Chameleons have a stark advantage toward removing sin from the heart – let it not be wasted on us. We can not allow ourselves to be complacent when it comes to wrongs in our spirit, but continually work hand-in-hand with God to weed them out. We must replace negative traits with positive ones. Let us capture our prey (our sin) with lightning speed and devour it…before it devours us.
Still ashamed of being a chameleon? Don’t let this escape your notice. #3: The Character of a Chameleon is one of…
• Chameleons don’t disappear; they change colors to blend into their environment. • Most species change color; some can even change the pattern and mix of colors. • Chameleons change colors as a defense mechanism from predators, a signal to other chameleons, and as a technique to regulate body temperature.
If you are a “chameleon”, you have been given excellent adaptation skills. You are able to become what others cannot. You can transform into something far more beautiful and refined than your first form.
Adaptation allows a wife to morph into the woman of her husband’s dreams…she adapts to the qualities her man finds attractive in a woman and win his favor.
Adaptation allows a mother to bond with her child…she adapts to tried-and-true parenting techniques and becomes a better mom.
Adaptation allows an employee to rise in her company’s ranks…she adapts to the business model of her superiors and impresses her boss.
Unfortunately, not everyone can and not everyone will adapt to their betterment. When such individuals reach the end of their natural ability, they find themselves unable to progress further in life. They lack the ability to become more than what they are, and this hinders their personal growth. You, however, have the character of a chameleon. You are at an advantage, because you can copy what you see.
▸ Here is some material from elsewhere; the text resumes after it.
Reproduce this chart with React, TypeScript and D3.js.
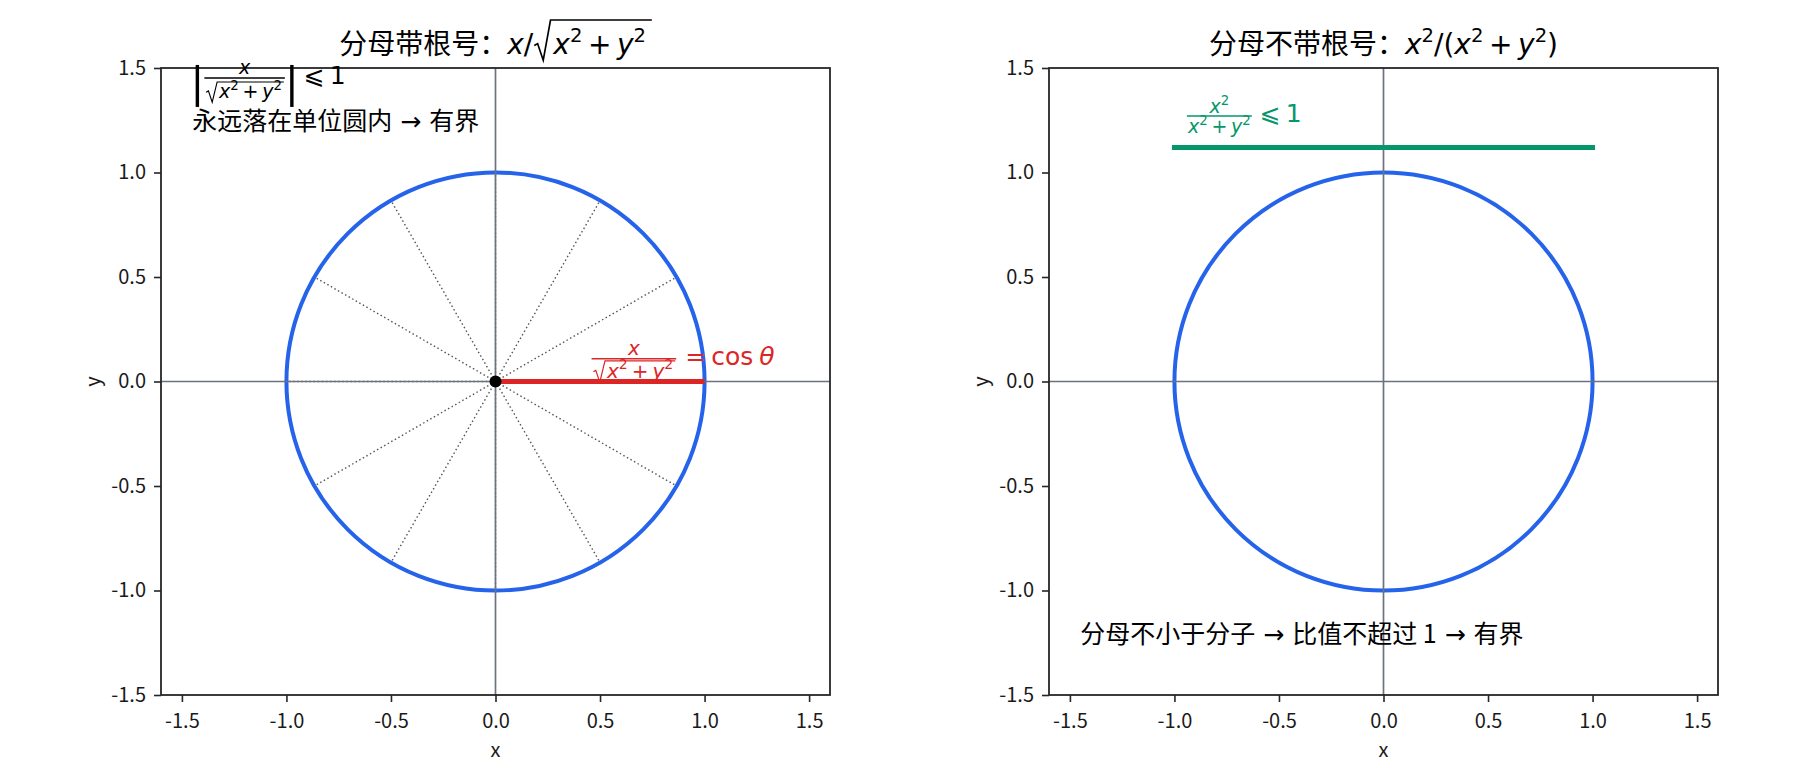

You have the very real gift of becoming what you admire.
Adaptation is a key element to our Christian faith. We are called to:
…be imitators of God, as beloved children. – Ephesians 5:1
Chameleons have a stark advantage toward transforming into God’s image – let it not be wasted on us. We have the perfect example to follow in our Messiah, Jesus Christ. We must pick up our cross and follow in His footsteps daily. We must find Him worthy of our imitation. Let us blend into our Savior and model our every color after Him.
Still ashamed of being a chameleon? Surely not, my friend. Chameleons are truly one-of-a-kind among God’s creation.
This message is for me as well as for all of my fellow “chameleons”. No longer will I be ashamed of my God-given design. I used to think that I had no special qualities of my own, that I was merely a cheap imitation of those I considered to be “better” than myself…the naturals. Now I realize that others are not better than me, nor vice versa…we are merely different.
If it were possible for a chameleon to voice a lament in my ear, perhaps it would say: “I am a worthless creature. I have no abilities of my own! All I am is a cheap imitation…a copy. I’m nothing special.”
“Silly lizard,” I would reply, “you are a lion on the earth. Your very strength lies in your ability to adapt. This is the quality that makes you unique. Not everyone can be a chameleon, you know.” And this is what I am telling you also. Are you a skilled observer, eradicator, and adapter? Then you have the character of a chameleon. You have no cause for shame. Stand tall, and embrace your distinctive expertise…painting yourself in a beautiful array of colors.
“Living in the skin of a chameleon requires the ability to adapt and change on a dime, every single day, multiple times a day – while continuing to keep an eye on the big picture.”